Water stop 3, at mile 10.5ish, was a beacon of hope in all this low morning. My mood was able to turn around, I refilled my handheld bottle, and was able to push through and finish strong. My entire family (except my younger brother and sister-in-law) were at the finish line with signs and cheers and hugs and tears. It was heartwarming and wonderful to get that support at the end of the hardest race, to date, and I am so fortunate that they support me and my crazy ideas.
After walking a bit on the track, and grabbing a bagel and drinking 2 bottles of water, I was able to be a bit more cheery about the race. Was it incredibly hard? Yes. Was it an exercise in being way too in my head? Yes. Was it beautiful and fun? Yes. Will I do it again next year? Absolutely.
I learned a lot about my legs and my brain and my running self in this, and have chatted with my running coach about it in the days that followed. All that being said, the rule of thumb is to add 1 minute per mile to your half marathon time for a trail half marathon. My fastest half marathon time is 2:42, from June 2015 at the ODDyssey Half. My time for the Paine to Pain was 2:46 (though, my splits are all screwy on Strava due to fuddy GPS. I’m working on having Strava fix it to be accurate in mileage). So…maybe the reason why it hurt so much is that I’ve gotten so much faster over the summer and hadn’t really put that speed to the test on 13 miles of hills or on trails, and that even though I’m faster I’m still not so great at starting slow and pacing myself smartly. I’m curious to see what my new road half marathon time will be, on the hilly course of the Runner’s World Half Marathon next Sunday. I think it’s safe to say, half marathons are kind of my favorite thing. God knows why.
(Still dreading the full marathon though…)

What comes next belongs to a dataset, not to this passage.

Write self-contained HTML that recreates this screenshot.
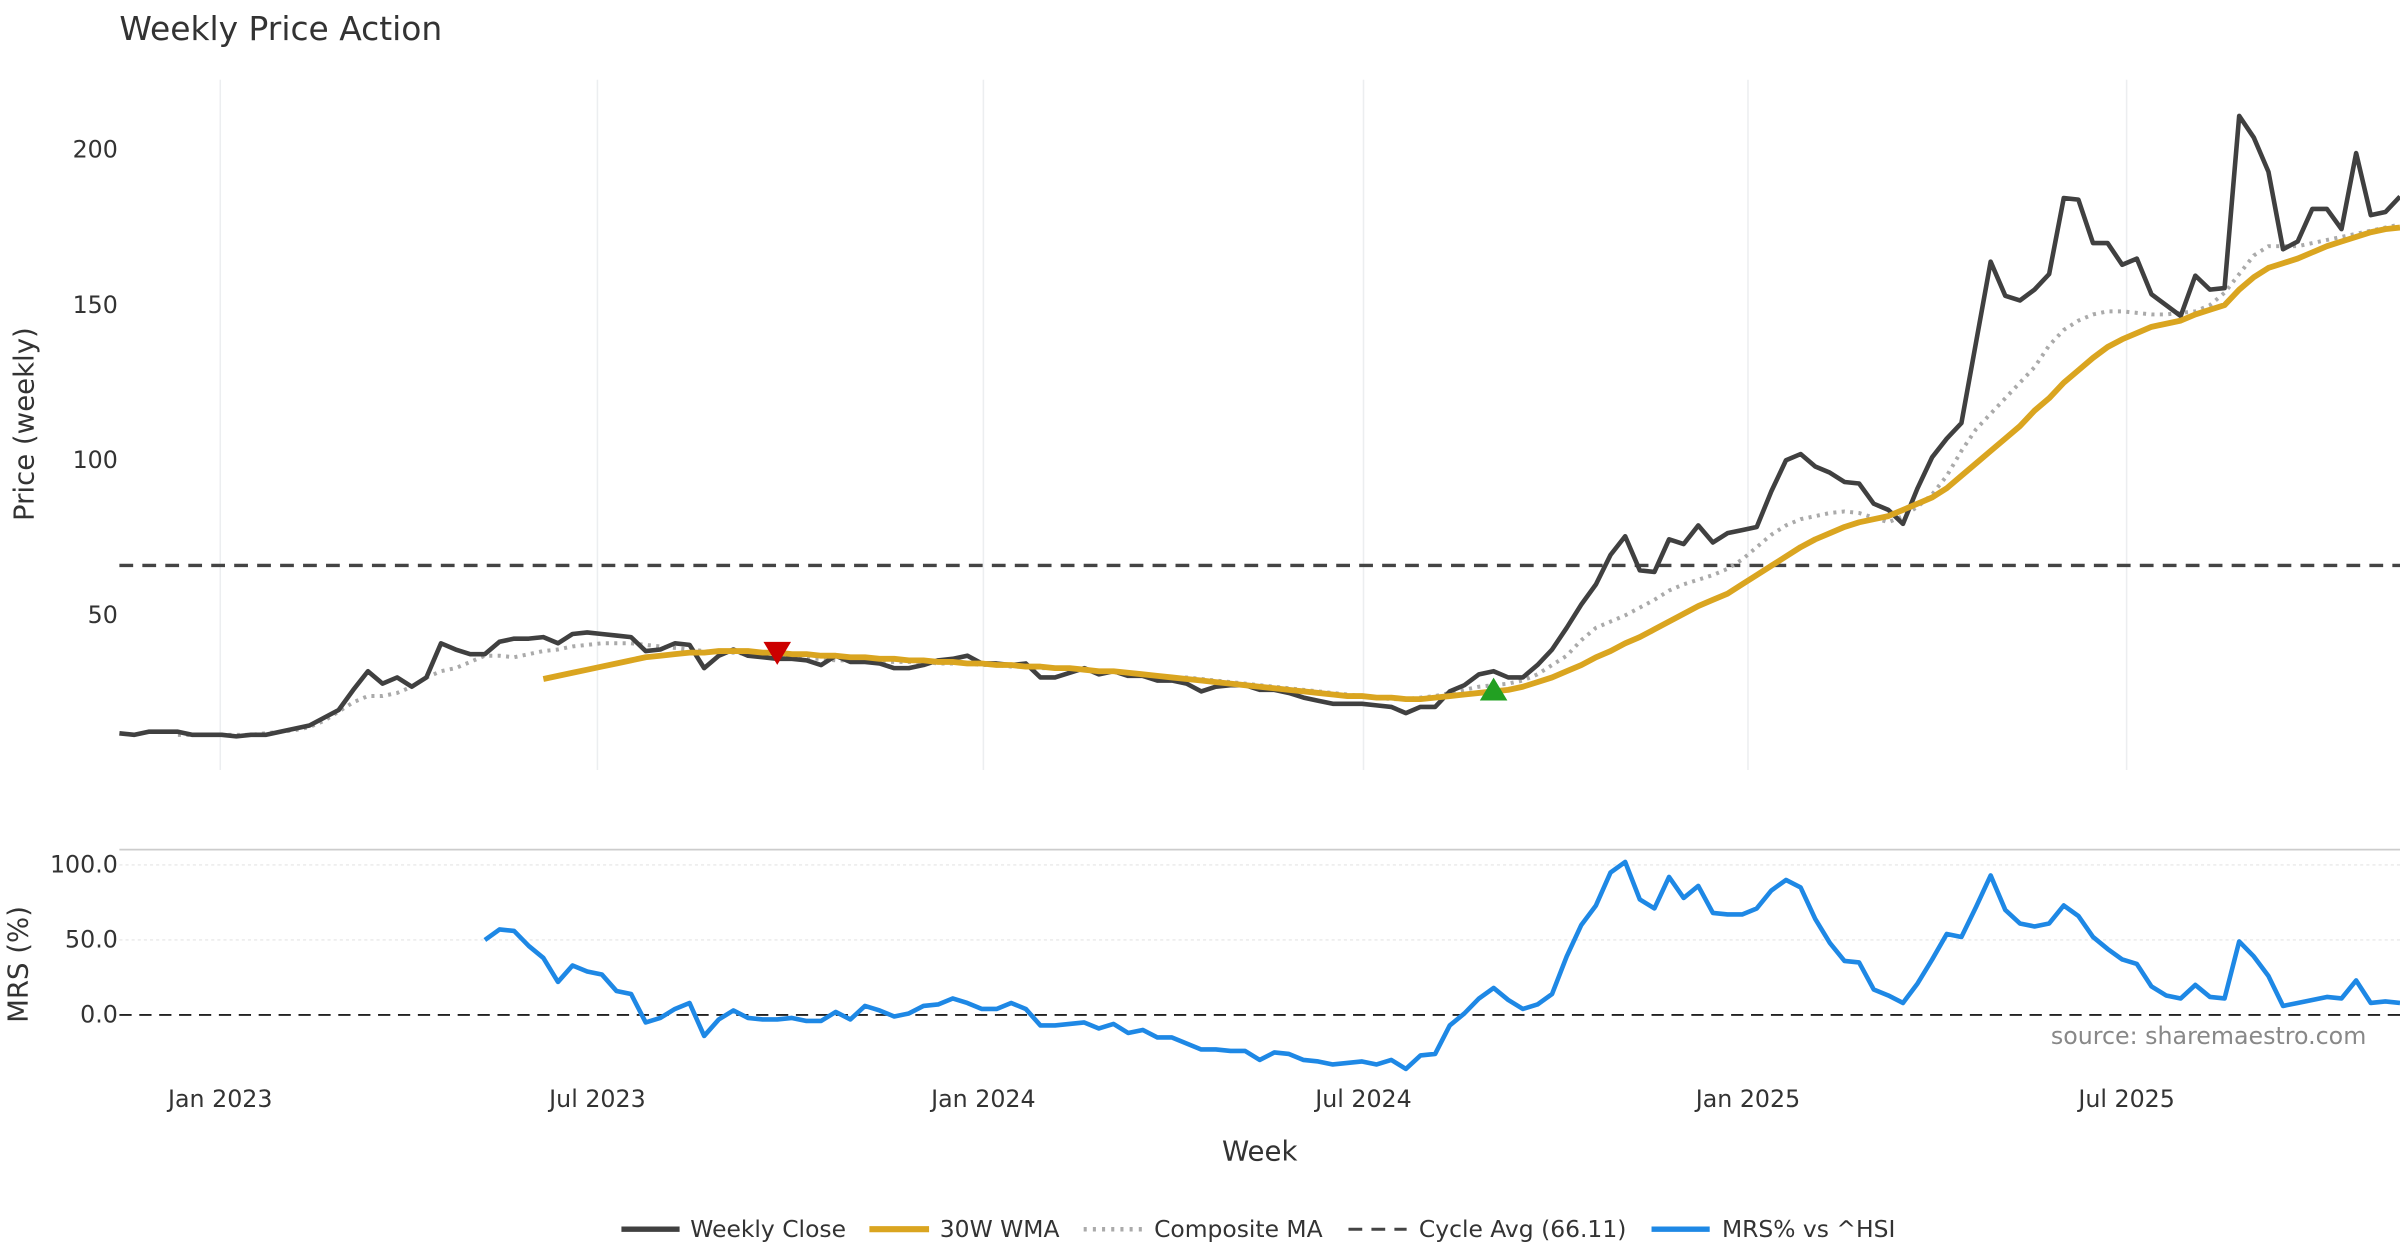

Race shout-outs – if you are nearby New Rochelle, NY, I totally suggest this race. It’s small and wonderfully organized! All the volunteers were happy and helpful. There were no questions on what the course was, what the waves were, what anything was. It really is a wonderfully handled race. Everyone involved seems to truly love the Paine to Pain Half. Even though I had a rough race, none of that was because of the course or the race organization but rests entirely on the fact that it just wasn’t my day. I’ll be doing this race again in 2016, for sure. You should too. It’s beautiful!